* [Exercise materials]:
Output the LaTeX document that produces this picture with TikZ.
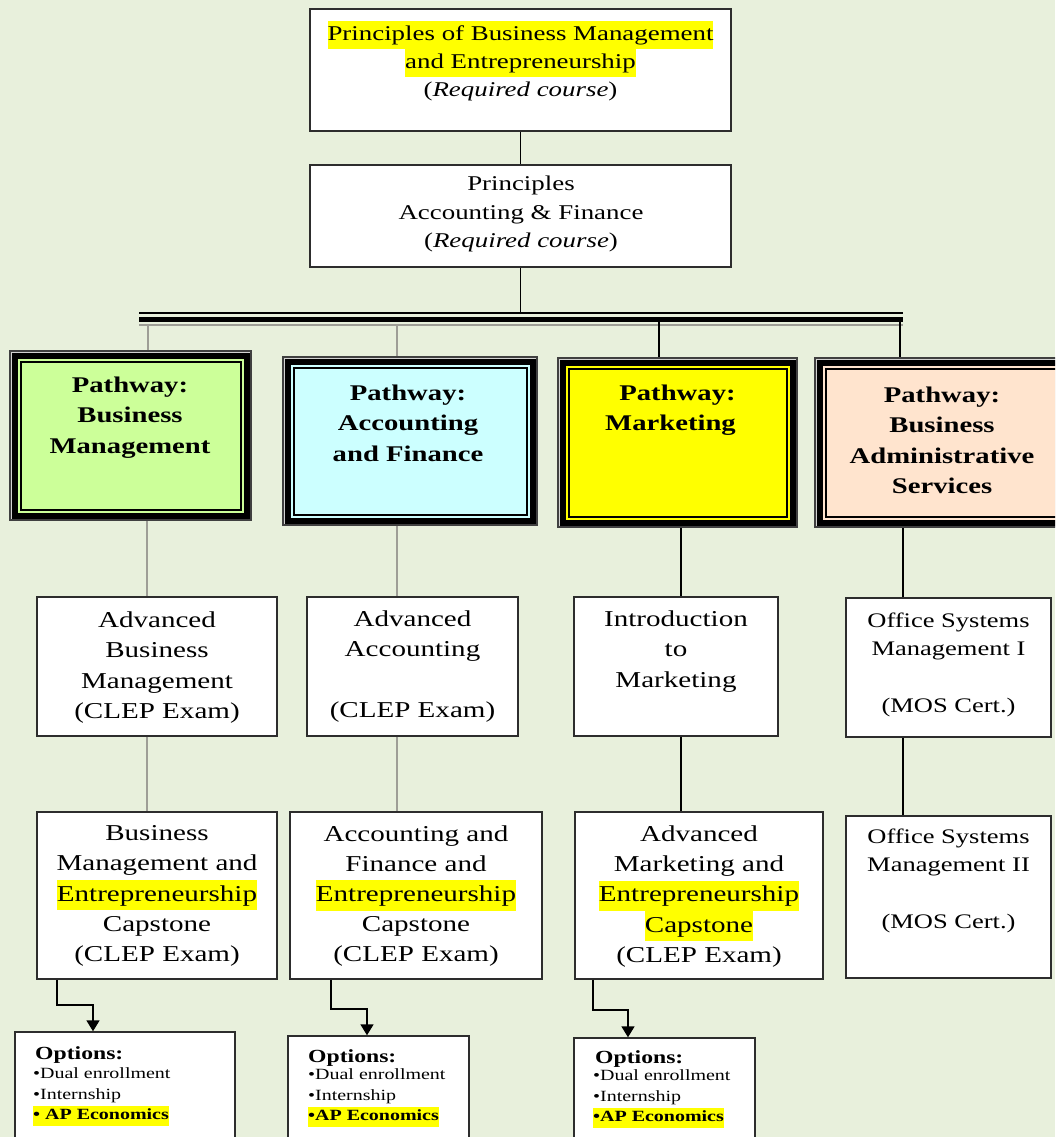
\documentclass[tikz,border=0pt]{standalone}
\usepackage{fontspec}
\setmainfont{Liberation Serif}[FakeStretch=1.28]
\usetikzlibrary{arrows.meta}
\definecolor{bg}{RGB}{232,240,220}
\definecolor{hly}{RGB}{255,255,0}
\definecolor{pgreen}{RGB}{204,255,153}
\definecolor{pcyan}{RGB}{204,255,255}
\definecolor{pyellow}{RGB}{255,255,0}
\definecolor{ppeach}{RGB}{255,228,206}
\definecolor{lgray}{RGB}{158,158,150}
\definecolor{bord}{RGB}{45,45,45}
\newcommand\hlt[1]{{\setlength{\fboxsep}{0pt}\colorbox{hly}{\strut #1}}}
\newcommand\pathdeco[2]{%
  \draw[line width=6, fill=#2] ([shift={(5.5,5.5)}]#1.north west) rectangle ([shift={(-5.5,-5.5)}]#1.south east);
  \draw[line width=2] ([shift={(11.5,11.5)}]#1.north west) rectangle ([shift={(-11.5,-11.5)}]#1.south east);}
\begin{document}
\begin{tikzpicture}[x=1pt,y=-1pt,
  wbox/.style={draw=bord, line width=1.4, fill=white, inner sep=0pt},
  pbox/.style={draw=black!75, line width=2, fill=gray!35, inner sep=0pt},
  toptext/.style={inner sep=0pt, align=center, font=\fontsize{21}{28.3}\selectfont},
  pathtext/.style={inner sep=0pt, align=center, font=\fontsize{22.4}{30.5}\selectfont\bfseries},
  midtext/.style={inner sep=0pt, align=center, font=\fontsize{22.7}{30.2}\selectfont},
  ostext/.style={inner sep=0pt, align=center, font=\fontsize{20.7}{28.3}\selectfont},
  opthead/.style={inner sep=0pt, anchor=west, font=\fontsize{18.5}{22}\selectfont\bfseries},
  optitem/.style={inner sep=0pt, anchor=west, align=left, font=\fontsize{15.6}{20.5}\selectfont},
  gline/.style={draw=lgray, line width=1.6},
  kline/.style={draw=black, line width=1.4},
  arr/.style={draw=black, line width=1.5, -{Triangle[length=11pt,width=13pt]}}]
\fill[bg] (0,0) rectangle (1055,1137);
\useasboundingbox (0,0) rectangle (1055,1137);
\clip (0,0) rectangle (1055,1137);

% top boxes
\node[wbox, minimum width=421, minimum height=122] (b1) at (520.5,70) {};
\node[wbox, minimum width=421, minimum height=102] (b2) at (520.5,216) {};

% bar
\coordinate (barL) at (139,318);
\coordinate (barR) at (903,318);
\coordinate (bart) at (520.5,313);
\draw[line width=1.4] ([yshift=5pt]barL) -- ([yshift=5pt]barR);
\draw[line width=5] ([yshift=-1.5pt]barL) -- ([yshift=-1.5pt]barR);
\draw[line width=1.8, lgray] ([yshift=-7pt]barL) -- ([yshift=-7pt]barR);

% pathway boxes
\node[pbox, minimum width=241, minimum height=169] (p1) at (130.5,435.5) {};
\node[pbox, minimum width=254, minimum height=168] (p2) at (410,441) {};
\node[pbox, minimum width=239, minimum height=169] (p3) at (677.5,442.5) {};
\node[pbox, minimum width=254, minimum height=169] (p4) at (942,442.5) {};
\pathdeco{p1}{pgreen}
\pathdeco{p2}{pcyan}
\pathdeco{p3}{pyellow}
\pathdeco{p4}{ppeach}

% course boxes
\node[wbox, minimum width=240, minimum height=139] (a1) at (157,666.5) {};
\node[wbox, minimum width=211, minimum height=139] (a2) at (412.5,666.5) {};
\node[wbox, minimum width=204, minimum height=139] (a3) at (676,666.5) {};
\node[wbox, minimum width=205, minimum height=139] (a4) at (948.5,667.5) {};
\node[wbox, minimum width=240, minimum height=167] (c1) at (157,895.5) {};
\node[wbox, minimum width=252, minimum height=167] (c2) at (416,895.5) {};
\node[wbox, minimum width=248, minimum height=167] (c3) at (699,895.5) {};
\node[wbox, minimum width=205, minimum height=162] (c4) at (948.5,897) {};

% options boxes
\node[wbox, minimum width=220, minimum height=118] (o1) at (125,1091) {};
\node[wbox, minimum width=181, minimum height=114] (o2) at (378.5,1093) {};
\node[wbox, minimum width=181, minimum height=112] (o3) at (664.5,1094) {};

% connectors
\draw[kline] (b1.south) -- (b2.north);
\draw[kline] (b2.south) -- (bart);
\coordinate (d1) at (148,326);
\coordinate (d2) at (397,326);
\coordinate (d3) at (659,322);
\coordinate (d4) at (900,322);
\draw[gline] (d1) -- (d1 |- p1.north);
\draw[gline] (d2) -- (d2 |- p2.north);
\draw[kline] (d3) -- (d3 |- p3.north);
\draw[kline] (d4) -- (d4 |- p4.north);
\coordinate (v1) at (147,0);
\coordinate (v2) at (397,0);
\coordinate (v3) at (681,0);
\coordinate (v4) at (903,0);
\draw[gline] (v1 |- p1.south) -- (v1 |- a1.north);
\draw[gline] (v1 |- a1.south) -- (v1 |- c1.north);
\draw[gline] (v2 |- p2.south) -- (v2 |- a2.north);
\draw[gline] (v2 |- a2.south) -- (v2 |- c2.north);
\draw[kline] (v3 |- p3.south) -- (v3 |- a3.north);
\draw[kline] (v3 |- a3.south) -- (v3 |- c3.north);
\draw[kline] (v4 |- p4.south) -- (v4 |- a4.north);
\draw[kline] (v4 |- a4.south) -- (v4 |- c4.north);

% elbow arrows
\coordinate (k1) at (57,1005);
\coordinate (m1) at (93,1005);
\coordinate (k2) at (331,1009);
\coordinate (m2) at (367,1009);
\coordinate (k3) at (593,1010);
\coordinate (m3) at (628,1010);
\draw[arr] (k1 |- c1.south) -- (k1) -- (m1) -- (m1 |- o1.north);
\draw[arr] (k2 |- c2.south) -- (k2) -- (m2) -- (m2 |- o2.north);
\draw[arr] (k3 |- c3.south) -- (k3) -- (m3) -- (m3 |- o3.north);

% texts
\node[toptext] (t1) at (520.5,61) {\hlt{Principles of Business Management}\\\hlt{and Entrepreneurship}\\(\textit{Required course})};
\node[toptext] (t2) at (521,214) {Principles\\Accounting \& Finance\\(\textit{Required course})};

\node[pathtext] (pt1) at (130,417.5) {Pathway:\\Business\\Management};
\node[pathtext] (pt2) at (408,423) {Pathway:\\Accounting\\and Finance};
\node[pathtext] (pt3) at (677.5,410) {Pathway:\\Marketing\hspace*{14pt}};
\node[pathtext] (pt4) at (942,440.5) {Pathway:\\Business\\Administrative\\Services};

\node[midtext] (at1) at (157,667.5) {Advanced\\Business\\Management\\(CLEP Exam)};
\node[midtext] (at2) at (412.5,666.5) {Advanced\\Accounting\\\strut\\(CLEP Exam)};
\node[midtext] (at3) at (676,651.5) {Introduction\\to\\Marketing};
\node[ostext] (at4) at (948.5,665) {Office Systems\\Management I\\\strut\\(MOS Cert.)};

\node[midtext] (ct1) at (157,896) {Business\\Management and\\\hlt{Entrepreneurship}\\Capstone\\(CLEP Exam)};
\node[midtext] (ct2) at (416,896) {Accounting and\\Finance and\\\hlt{Entrepreneurship}\\Capstone\\(CLEP Exam)};
\node[midtext] (ct3) at (699,896.5) {Advanced\\Marketing and\\\hlt{Entrepreneurship}\\\hlt{Capstone}\\(CLEP Exam)};
\node[ostext] (ct4) at (948.5,880.5) {Office Systems\\Management II\\\strut\\(MOS Cert.)};

\node[opthead] (oh1) at (35,1055) {Options:};
\node[optitem] (oi1) at (33,1097) {•Dual enrollment\\•Internship\\\hlt{\textbf{• AP Economics}}};
\node[opthead] (oh2) at (308,1058) {Options:};
\node[optitem] (oi2) at (308,1098) {•Dual enrollment\\•Internship\\\hlt{\textbf{•AP Economics}}};
\node[opthead] (oh3) at (595,1059) {Options:};
\node[optitem] (oi3) at (593,1099) {•Dual enrollment\\•Internship\\\hlt{\textbf{•AP Economics}}};
\end{tikzpicture}
\end{document}
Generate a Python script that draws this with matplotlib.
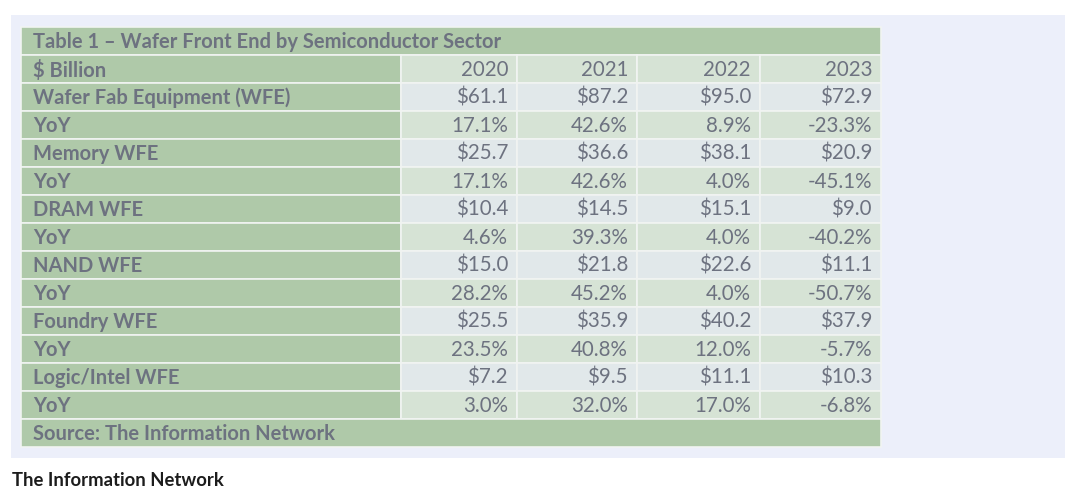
import matplotlib.pyplot as plt
from matplotlib.patches import Rectangle

plt.rcParams['font.family'] = ['Lato', 'DejaVu Sans']

# table data
title = 'Table 1 \u2013 Wafer Front End by Semiconductor Sector'
unit_label = '$ Billion'
years = ['2020', '2021', '2022', '2023']
source = 'Source: The Information Network'
footer = 'The Information Network'

sectors = ['Wafer Fab Equipment (WFE)', 'Memory WFE', 'DRAM WFE',
           'NAND WFE', 'Foundry WFE', 'Logic/Intel WFE']
wfe = [61.1, 87.2, 95.0, 72.9]
wfe_yoy = [17.1, 42.6, 8.9, -23.3]
memory = [25.7, 36.6, 38.1, 20.9]
memory_yoy = [17.1, 42.6, 4.0, -45.1]
dram = [10.4, 14.5, 15.1, 9.0]
dram_yoy = [4.6, 39.3, 4.0, -40.2]
nand = [15.0, 21.8, 22.6, 11.1]
nand_yoy = [28.2, 45.2, 4.0, -50.7]
foundry = [25.5, 35.9, 40.2, 37.9]
foundry_yoy = [23.5, 40.8, 12.0, -5.7]
logic = [7.2, 9.5, 11.1, 10.3]
logic_yoy = [3.0, 32.0, 17.0, -6.8]

values = [wfe, memory, dram, nand, foundry, logic]
yoys = [wfe_yoy, memory_yoy, dram_yoy, nand_yoy, foundry_yoy, logic_yoy]

# colours / layout (pixels)
green = '#afc9a9'
light_green = '#d6e3d5'
light_grey = '#e1e8ea'
panel = '#eceffa'
txt = '#6d7280'
grid = '#f1f4f2'

col_x = [21, 401, 517, 637, 760, 881]
top = 27
row_h = 28

fig = plt.figure(figsize=(10.8, 4.96), dpi=100)
ax = fig.add_axes([0, 0, 1, 1])
ax.set_xlim(0, 1080)
ax.set_ylim(496, 0)
ax.axis('off')

ax.add_patch(Rectangle((11, 15), 1054, 443, color=panel, lw=0))


def cell(x0, x1, y0, fc):
    ax.add_patch(Rectangle((x0, y0), x1 - x0, row_h, facecolor=fc,
                           edgecolor=grid, lw=1.2))


def label(s, y0):
    ax.text(col_x[0] + 12, y0 + row_h / 2 + 1, s, ha='left', va='center',
            fontsize=14.5, fontweight='bold', color=txt)


def nums(strs, y0):
    for j, s in enumerate(strs):
        ax.text(col_x[j + 2] - 9, y0 + row_h / 2 + 1, s, ha='right',
                va='center', fontsize=14.8, color=txt)


# title row
y = top
cell(col_x[0], col_x[-1], y, green)
label(title, y)

# header row
y += row_h
cell(col_x[0], col_x[1], y, green)
for j in range(4):
    cell(col_x[j + 1], col_x[j + 2], y, light_green)
label(unit_label, y)
nums(years, y)

# data rows
for name, v, g in zip(sectors, values, yoys):
    y += row_h
    cell(col_x[0], col_x[1], y, green)
    for j in range(4):
        cell(col_x[j + 1], col_x[j + 2], y, light_grey)
    label(name, y)
    nums(['$%.1f' % a for a in v], y)

    y += row_h
    cell(col_x[0], col_x[1], y, green)
    for j in range(4):
        cell(col_x[j + 1], col_x[j + 2], y, light_green)
    label('YoY', y)
    nums(['%.1f%%' % a for a in g], y)

# source row
y += row_h
cell(col_x[0], col_x[-1], y, green)
label(source, y)

ax.text(12, 480, footer, ha='left', va='center', fontsize=13.3,
        fontweight='bold', color='#1c1c1c')

plt.savefig('out.png', dpi=100)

* [Exercise prompt]:
Look over the material above and show each line where "matplotlib" appears.

* [Written answer]:
Generate a Python script that draws this with matplotlib.
import matplotlib.pyplot as plt
from matplotlib.patches import Rectangle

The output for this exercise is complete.